立命館アジア太平洋大学(APU)が開設されたのは、今から20年前の、2000年4月のことでした。それは 大分県別府市十文字原という、これまで住む人のいなかった草原での、前史のない、白紙からの出発でした。2000年4月、あの広大な十文字原に集ったのは世界35の国・地域から集まった一期生春季入学の約700名。APUの歴史はここから始まりました。それから約20年、APUは今や常時6,000名の若者が全世界約90の国・地域から集る、世界に誇るグローバル大学となりました。
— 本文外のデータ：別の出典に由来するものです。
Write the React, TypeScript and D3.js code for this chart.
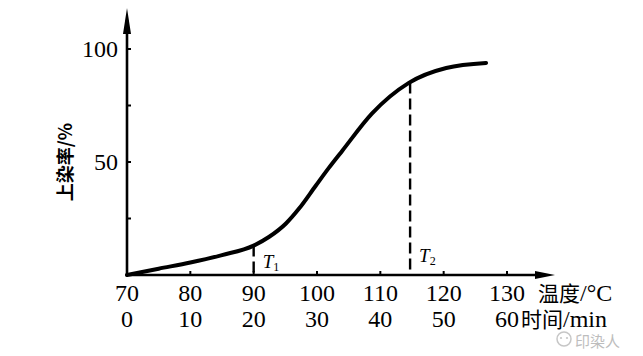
import React from "react";
import * as d3 from "d3";

const temps = [70, 75, 80, 85, 90, 92.4, 95.1, 97.2, 99.8, 101.9, 104, 108.7, 114.5, 120.4, 126.7];
const values = [0, 2.8, 5.5, 8.8, 13, 16.8, 22.8, 29.5, 39.5, 47.5, 55, 71.5, 85, 91.6, 93.8];
const tempTicks = [70, 80, 90, 100, 110, 120, 130];
const timeTicks = [0, 10, 20, 30, 40, 50, 60];
const yTickLabels = [50, 100];
const yTickMarks = [25, 50, 75, 100];
const markers = [
  { name: "T", sub: "1", temp: 90 },
  { name: "T", sub: "2", temp: 114.7 },
];

export default function App() {
  const W = 643, H = 356;
  const x = d3.scaleLinear().domain([70, 130]).range([127, 507]);
  const y = d3.scaleLinear().domain([0, 100]).range([275, 49]);
  const pts: [number, number][] = temps.map((t, i) => [t, values[i]]);
  const line = d3
    .line<[number, number]>()
    .x((d) => x(d[0]))
    .y((d) => y(d[1]))
    .curve(d3.curveMonotoneX);
  const interp = (t: number) => {
    for (let i = 0; i < temps.length - 1; i++) {
      if (t >= temps[i] && t <= temps[i + 1]) {
        const f = (t - temps[i]) / (temps[i + 1] - temps[i]);
        return values[i] + f * (values[i + 1] - values[i]);
      }
    }
    return 0;
  };
  const serif = "'Liberation Serif', 'DejaVu Serif', serif";
  const cjk = "'Noto Sans CJK SC', sans-serif";
  const x0 = x(70), y0 = y(0);
  return (
    <svg width={W} height={H} style={{ position: "absolute", left: 0, top: 0, background: "#fff" }}>
      <rect width={W} height={H} fill="#fff" />
      {/* y axis */}
      <line x1={x0} y1={y0 + 1} x2={x0} y2={20} stroke="#000" strokeWidth={2.6} />
      <path d={`M${x0},8 L${x0 + 4},34 L${x0 - 4},34 Z`} fill="#000" />
      {yTickMarks.map((v) => (
        <line key={v} x1={x0} x2={x0 + 4} y1={y(v)} y2={y(v)} stroke="#000" strokeWidth={2} />
      ))}
      {yTickLabels.map((v) => (
        <text key={v} x={x0 - 9} y={y(v) + 8} textAnchor="end" fontFamily={serif} fontSize={24} fill="#000">
          {v}
        </text>
      ))}
      {/* x axis */}
      <line x1={x0 - 1} y1={y0} x2={545} y2={y0} stroke="#000" strokeWidth={2.6} />
      <path d={`M555,${y0} L535,${y0 - 4} L535,${y0 + 4} Z`} fill="#000" />
      {tempTicks.map((t) => (
        <line key={t} x1={x(t)} x2={x(t)} y1={y0} y2={y0 - 4} stroke="#000" strokeWidth={2} />
      ))}
      {tempTicks.map((t) => (
        <text key={t} x={x(t)} y={301} textAnchor="middle" fontFamily={serif} fontSize={24} fill="#000">
          {t}
        </text>
      ))}
      {timeTicks.map((m) => (
        <text key={m} x={x(70 + m)} y={327} textAnchor="middle" fontFamily={serif} fontSize={24} fill="#000">
          {m}
        </text>
      ))}
      <text x={538} y={301} fontFamily={cjk} fontSize={21} fill="#000">
        温度<tspan fontFamily={serif} fontSize={24}>/°C</tspan>
      </text>
      <text x={521} y={327} fontFamily={cjk} fontSize={21} fill="#000">
        时间<tspan fontFamily={serif} fontSize={24}>/min</tspan>
      </text>
      {/* y label */}
      <text
        transform={`translate(72,162) rotate(-90)`}
        textAnchor="middle"
        fontFamily={cjk}
        fontSize={18}
        fontWeight="bold"
        fill="#000"
      >
        上染率/%
      </text>
      {/* dashed markers */}
      {markers.map((m) => (
        <g key={m.sub}>
          <line
            x1={x(m.temp)}
            x2={x(m.temp)}
            y1={y(interp(m.temp))}
            y2={y0}
            stroke="#000"
            strokeWidth={2.4}
            strokeDasharray="11,5"
          />
          <text x={x(m.temp) + 9} y={m.sub === "1" ? 268 : 262} fontFamily={serif} fontStyle="italic" fontSize={19} fill="#000">
            {m.name}
            <tspan fontStyle="normal" fontSize={12} dy={3}>{m.sub}</tspan>
          </text>
        </g>
      ))}
      {/* curve */}
      <path d={line(pts) || ""} fill="none" stroke="#000" strokeWidth={4} strokeLinecap="round" />
      {/* watermark */}
      <g opacity={0.55}>
        <circle cx={564} cy={339} r={7} fill="none" stroke="#999" strokeWidth={1.5} />
        <circle cx={561} cy={338} r={1.1} fill="#999" />
        <circle cx={567} cy={338} r={1.1} fill="#999" />
        <text x={575} y={347} fontFamily={cjk} fontSize={15} fill="#888">
          印染人
        </text>
      </g>
    </svg>
  );
}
開設当初には、APUへの進学は「高校の先生から反対され、親からもあまりいい顔されない」ような、つらい時代も経験しました。しかし、「We Can Do It!」の掛け声のもと、このような時代を耐え、幾多の困難を克服し、今日のAPUを築いたのは、自らの大学進学の選択に自信と誇りをもち、到来する「アジア太平洋の時代」という世界史の大道に確信をもった、外ならぬAPU学生一人ひとりでした。


「未来を予測する最良の方法は、自ら未来を切り開くことである」という言葉を残したのは経営学の泰斗ピーター・ドラッカーです。私はこの言葉を2000年4月の最初の入学式で一期生に送りました。


学生諸君のAPUを育てる頑張りを思う時、さらに彼らの成長を暖かく見守り応援して下さっている地元別府市民の皆さんの温かいまなざしが脳裏に浮かびます。APUを別府で開設することになった時責任者だった私の心配の一つは、地元市民の皆さんと世界から集まる学生がうまく折り合っていけるかどうかということでした。しかし、それは杞憂でした。今、大分、別府では、APUの学生諸君は地域になじみ、地域の発展にも高い関心をもって貢献しようとする姿を見ます。そして、世界のどこにいても、「別府に帰ろう、APUに帰ろう」と、別府とAPUを思う熱い心を共有しています。


地域が学生を育て、学生が地域を発展させる。その中で学生は、社会を変える力を身に着けていく。未来志向の、大学、学生と地域との共存の理想的な形の一つがここにあります。私はこれを頼もしく、また誇らしく思っています。


今後ともAPUをよろしくお願いいたします。